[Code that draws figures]
- - - -

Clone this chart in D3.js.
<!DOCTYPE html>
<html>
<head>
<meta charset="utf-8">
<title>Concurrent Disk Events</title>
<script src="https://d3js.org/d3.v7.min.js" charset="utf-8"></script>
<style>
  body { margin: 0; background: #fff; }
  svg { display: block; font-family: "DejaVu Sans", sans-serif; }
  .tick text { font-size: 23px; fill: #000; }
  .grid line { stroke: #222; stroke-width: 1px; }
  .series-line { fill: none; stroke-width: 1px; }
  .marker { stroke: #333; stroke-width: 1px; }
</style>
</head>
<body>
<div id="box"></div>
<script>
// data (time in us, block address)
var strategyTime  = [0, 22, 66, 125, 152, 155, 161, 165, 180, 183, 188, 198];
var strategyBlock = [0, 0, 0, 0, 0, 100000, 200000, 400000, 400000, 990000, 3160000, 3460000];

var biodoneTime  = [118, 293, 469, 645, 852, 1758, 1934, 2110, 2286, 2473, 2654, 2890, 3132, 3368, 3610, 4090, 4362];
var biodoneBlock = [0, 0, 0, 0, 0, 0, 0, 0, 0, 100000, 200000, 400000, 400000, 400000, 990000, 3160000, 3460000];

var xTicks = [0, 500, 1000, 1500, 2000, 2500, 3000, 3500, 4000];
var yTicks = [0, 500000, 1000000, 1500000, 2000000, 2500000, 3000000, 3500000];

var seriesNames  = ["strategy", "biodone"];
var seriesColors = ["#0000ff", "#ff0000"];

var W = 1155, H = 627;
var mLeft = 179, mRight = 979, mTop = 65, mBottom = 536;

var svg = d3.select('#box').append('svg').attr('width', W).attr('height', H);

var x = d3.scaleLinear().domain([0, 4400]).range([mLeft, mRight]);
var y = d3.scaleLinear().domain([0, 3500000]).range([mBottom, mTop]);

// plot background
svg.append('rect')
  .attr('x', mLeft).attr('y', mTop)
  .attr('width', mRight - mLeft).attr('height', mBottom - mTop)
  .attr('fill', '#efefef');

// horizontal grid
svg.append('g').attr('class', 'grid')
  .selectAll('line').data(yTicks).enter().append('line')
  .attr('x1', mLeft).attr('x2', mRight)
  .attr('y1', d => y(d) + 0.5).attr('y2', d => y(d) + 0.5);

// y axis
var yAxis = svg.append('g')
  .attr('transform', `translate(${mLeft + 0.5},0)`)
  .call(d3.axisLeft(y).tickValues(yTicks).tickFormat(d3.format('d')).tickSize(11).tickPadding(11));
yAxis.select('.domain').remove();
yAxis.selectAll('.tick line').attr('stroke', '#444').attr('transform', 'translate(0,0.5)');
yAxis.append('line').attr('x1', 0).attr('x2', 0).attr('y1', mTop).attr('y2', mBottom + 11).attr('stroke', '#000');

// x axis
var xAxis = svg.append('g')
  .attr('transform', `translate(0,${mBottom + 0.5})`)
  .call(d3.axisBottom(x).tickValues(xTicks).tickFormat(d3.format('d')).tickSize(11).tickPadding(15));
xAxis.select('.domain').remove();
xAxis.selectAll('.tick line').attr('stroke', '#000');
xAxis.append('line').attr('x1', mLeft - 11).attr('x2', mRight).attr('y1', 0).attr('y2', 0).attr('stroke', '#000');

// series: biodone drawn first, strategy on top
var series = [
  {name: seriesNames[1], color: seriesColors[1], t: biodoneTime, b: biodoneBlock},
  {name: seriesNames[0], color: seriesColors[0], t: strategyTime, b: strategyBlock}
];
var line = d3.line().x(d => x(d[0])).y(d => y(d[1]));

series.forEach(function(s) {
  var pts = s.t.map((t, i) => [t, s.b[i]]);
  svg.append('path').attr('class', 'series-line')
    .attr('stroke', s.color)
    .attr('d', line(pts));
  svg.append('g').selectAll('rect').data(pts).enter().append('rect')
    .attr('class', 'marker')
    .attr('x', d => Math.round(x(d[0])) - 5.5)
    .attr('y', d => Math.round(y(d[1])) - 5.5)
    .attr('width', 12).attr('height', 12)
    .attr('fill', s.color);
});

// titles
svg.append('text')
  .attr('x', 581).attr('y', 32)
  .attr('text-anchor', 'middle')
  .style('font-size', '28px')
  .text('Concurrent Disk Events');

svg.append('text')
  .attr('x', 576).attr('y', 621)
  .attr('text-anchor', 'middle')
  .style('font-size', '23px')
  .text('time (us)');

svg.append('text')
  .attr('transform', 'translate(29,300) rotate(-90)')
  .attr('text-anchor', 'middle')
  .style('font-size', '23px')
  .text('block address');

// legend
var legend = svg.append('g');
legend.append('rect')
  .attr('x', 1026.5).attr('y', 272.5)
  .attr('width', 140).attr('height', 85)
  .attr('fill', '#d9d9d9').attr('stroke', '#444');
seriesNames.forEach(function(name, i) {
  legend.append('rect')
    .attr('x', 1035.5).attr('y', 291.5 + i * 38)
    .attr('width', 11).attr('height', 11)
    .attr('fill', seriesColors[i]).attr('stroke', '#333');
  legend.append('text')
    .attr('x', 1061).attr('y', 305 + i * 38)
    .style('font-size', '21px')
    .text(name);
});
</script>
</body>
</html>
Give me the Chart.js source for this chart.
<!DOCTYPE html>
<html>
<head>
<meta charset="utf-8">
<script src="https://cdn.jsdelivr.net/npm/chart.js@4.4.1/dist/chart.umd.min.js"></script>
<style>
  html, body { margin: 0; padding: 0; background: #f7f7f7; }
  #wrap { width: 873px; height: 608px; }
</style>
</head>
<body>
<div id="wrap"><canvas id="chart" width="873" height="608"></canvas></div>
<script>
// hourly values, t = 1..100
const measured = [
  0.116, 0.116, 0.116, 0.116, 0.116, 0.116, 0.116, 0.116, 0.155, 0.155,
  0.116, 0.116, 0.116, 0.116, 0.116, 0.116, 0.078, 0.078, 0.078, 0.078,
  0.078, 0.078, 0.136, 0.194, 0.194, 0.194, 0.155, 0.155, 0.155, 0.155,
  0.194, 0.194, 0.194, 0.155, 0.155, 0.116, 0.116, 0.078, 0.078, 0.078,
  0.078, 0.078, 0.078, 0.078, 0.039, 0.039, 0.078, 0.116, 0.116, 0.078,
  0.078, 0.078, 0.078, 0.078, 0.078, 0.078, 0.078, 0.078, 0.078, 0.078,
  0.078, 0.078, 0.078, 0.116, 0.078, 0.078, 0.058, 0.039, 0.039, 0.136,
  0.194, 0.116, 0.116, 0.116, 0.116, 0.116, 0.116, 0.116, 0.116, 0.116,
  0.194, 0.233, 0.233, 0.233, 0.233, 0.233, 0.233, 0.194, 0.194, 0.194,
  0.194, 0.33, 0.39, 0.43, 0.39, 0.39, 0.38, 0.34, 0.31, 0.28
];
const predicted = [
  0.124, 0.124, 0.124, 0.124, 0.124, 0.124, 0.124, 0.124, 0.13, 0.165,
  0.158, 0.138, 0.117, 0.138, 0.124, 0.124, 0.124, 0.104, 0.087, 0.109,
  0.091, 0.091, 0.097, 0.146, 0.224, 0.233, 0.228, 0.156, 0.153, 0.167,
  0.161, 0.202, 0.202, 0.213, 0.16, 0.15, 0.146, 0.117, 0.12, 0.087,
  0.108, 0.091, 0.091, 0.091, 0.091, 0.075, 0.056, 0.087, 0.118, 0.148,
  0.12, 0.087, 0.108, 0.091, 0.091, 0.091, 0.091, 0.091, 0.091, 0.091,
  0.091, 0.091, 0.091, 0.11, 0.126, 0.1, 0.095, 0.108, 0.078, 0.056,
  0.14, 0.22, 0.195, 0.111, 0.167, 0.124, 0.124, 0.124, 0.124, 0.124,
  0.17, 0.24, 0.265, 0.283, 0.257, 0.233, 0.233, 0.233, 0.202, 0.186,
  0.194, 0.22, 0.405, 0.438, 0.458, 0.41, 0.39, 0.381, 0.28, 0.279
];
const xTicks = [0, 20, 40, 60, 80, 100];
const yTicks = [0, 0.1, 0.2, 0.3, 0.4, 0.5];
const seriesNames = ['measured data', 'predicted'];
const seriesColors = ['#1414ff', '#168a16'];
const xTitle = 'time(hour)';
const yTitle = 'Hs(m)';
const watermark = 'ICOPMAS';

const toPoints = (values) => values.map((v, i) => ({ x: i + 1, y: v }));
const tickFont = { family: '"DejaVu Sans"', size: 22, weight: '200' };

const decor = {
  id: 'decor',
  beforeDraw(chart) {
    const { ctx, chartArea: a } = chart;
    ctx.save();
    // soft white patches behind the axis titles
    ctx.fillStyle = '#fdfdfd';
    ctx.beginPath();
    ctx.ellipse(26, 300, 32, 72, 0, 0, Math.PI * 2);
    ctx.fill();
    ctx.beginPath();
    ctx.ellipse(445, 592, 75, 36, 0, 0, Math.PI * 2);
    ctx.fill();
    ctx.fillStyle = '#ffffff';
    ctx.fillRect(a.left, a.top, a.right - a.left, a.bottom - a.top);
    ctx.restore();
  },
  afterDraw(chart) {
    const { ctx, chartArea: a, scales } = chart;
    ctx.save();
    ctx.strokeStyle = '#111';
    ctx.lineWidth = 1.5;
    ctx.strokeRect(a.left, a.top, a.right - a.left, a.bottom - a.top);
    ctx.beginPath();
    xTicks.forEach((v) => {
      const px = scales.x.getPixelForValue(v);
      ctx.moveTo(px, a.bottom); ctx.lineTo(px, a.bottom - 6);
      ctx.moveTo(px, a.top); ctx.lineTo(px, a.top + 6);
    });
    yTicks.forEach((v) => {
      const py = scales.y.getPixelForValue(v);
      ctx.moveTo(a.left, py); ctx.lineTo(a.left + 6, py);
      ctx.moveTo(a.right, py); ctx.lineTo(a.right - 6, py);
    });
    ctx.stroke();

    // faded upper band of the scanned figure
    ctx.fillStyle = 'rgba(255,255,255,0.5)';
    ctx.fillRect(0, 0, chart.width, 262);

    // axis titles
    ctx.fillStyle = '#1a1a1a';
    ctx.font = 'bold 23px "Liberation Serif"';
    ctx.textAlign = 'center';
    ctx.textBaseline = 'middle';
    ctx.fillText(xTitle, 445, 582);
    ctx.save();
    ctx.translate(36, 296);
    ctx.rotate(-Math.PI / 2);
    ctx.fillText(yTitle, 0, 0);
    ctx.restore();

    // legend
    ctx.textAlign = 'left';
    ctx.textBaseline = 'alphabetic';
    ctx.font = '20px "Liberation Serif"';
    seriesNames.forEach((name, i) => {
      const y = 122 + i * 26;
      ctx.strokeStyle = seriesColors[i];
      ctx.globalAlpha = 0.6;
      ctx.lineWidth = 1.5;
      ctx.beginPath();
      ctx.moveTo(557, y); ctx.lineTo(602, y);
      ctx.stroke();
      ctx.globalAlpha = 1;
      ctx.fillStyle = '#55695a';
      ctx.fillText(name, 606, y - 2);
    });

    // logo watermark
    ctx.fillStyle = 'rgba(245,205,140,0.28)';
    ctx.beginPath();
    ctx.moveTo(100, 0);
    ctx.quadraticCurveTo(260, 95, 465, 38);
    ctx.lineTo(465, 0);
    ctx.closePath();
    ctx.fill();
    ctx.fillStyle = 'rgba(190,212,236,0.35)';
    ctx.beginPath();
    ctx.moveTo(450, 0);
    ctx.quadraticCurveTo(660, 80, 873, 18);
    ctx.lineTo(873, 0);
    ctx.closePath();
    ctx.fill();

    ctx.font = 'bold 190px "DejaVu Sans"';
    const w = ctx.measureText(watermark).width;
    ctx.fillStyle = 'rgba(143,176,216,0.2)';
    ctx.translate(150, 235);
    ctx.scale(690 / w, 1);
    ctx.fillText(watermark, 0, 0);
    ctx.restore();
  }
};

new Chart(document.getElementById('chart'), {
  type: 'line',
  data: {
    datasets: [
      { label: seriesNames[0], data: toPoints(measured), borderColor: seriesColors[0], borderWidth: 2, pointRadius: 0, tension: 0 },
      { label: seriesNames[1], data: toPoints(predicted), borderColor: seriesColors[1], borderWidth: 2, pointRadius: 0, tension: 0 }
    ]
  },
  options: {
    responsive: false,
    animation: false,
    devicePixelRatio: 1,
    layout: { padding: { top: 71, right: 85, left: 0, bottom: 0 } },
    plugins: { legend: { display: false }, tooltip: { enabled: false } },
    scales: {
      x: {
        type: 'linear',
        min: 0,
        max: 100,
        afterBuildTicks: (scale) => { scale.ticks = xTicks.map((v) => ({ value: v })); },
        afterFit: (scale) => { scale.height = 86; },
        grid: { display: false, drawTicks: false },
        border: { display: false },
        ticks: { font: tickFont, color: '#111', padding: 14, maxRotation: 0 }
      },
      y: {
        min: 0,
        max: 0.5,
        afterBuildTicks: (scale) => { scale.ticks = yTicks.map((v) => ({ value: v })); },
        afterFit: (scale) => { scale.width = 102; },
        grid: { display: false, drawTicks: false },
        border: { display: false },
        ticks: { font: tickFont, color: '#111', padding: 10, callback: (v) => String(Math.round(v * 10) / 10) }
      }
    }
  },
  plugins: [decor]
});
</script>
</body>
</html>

- - - -

**Task**
Your output should consist solely of the lines from the beginning of the entries through the line containing "200000, 400000, 400000, 990000, 3160000, 3460000];", reproduced exactly.

**Written answer**
Clone this chart in D3.js.
<!DOCTYPE html>
<html>
<head>
<meta charset="utf-8">
<title>Concurrent Disk Events</title>
<script src="https://d3js.org/d3.v7.min.js" charset="utf-8"></script>
<style>
  body { margin: 0; background: #fff; }
  svg { display: block; font-family: "DejaVu Sans", sans-serif; }
  .tick text { font-size: 23px; fill: #000; }
  .grid line { stroke: #222; stroke-width: 1px; }
  .series-line { fill: none; stroke-width: 1px; }
  .marker { stroke: #333; stroke-width: 1px; }
</style>
</head>
<body>
<div id="box"></div>
<script>
// data (time in us, block address)
var strategyTime  = [0, 22, 66, 125, 152, 155, 161, 165, 180, 183, 188, 198];
var strategyBlock = [0, 0, 0, 0, 0, 100000, 200000, 400000, 400000, 990000, 3160000, 3460000];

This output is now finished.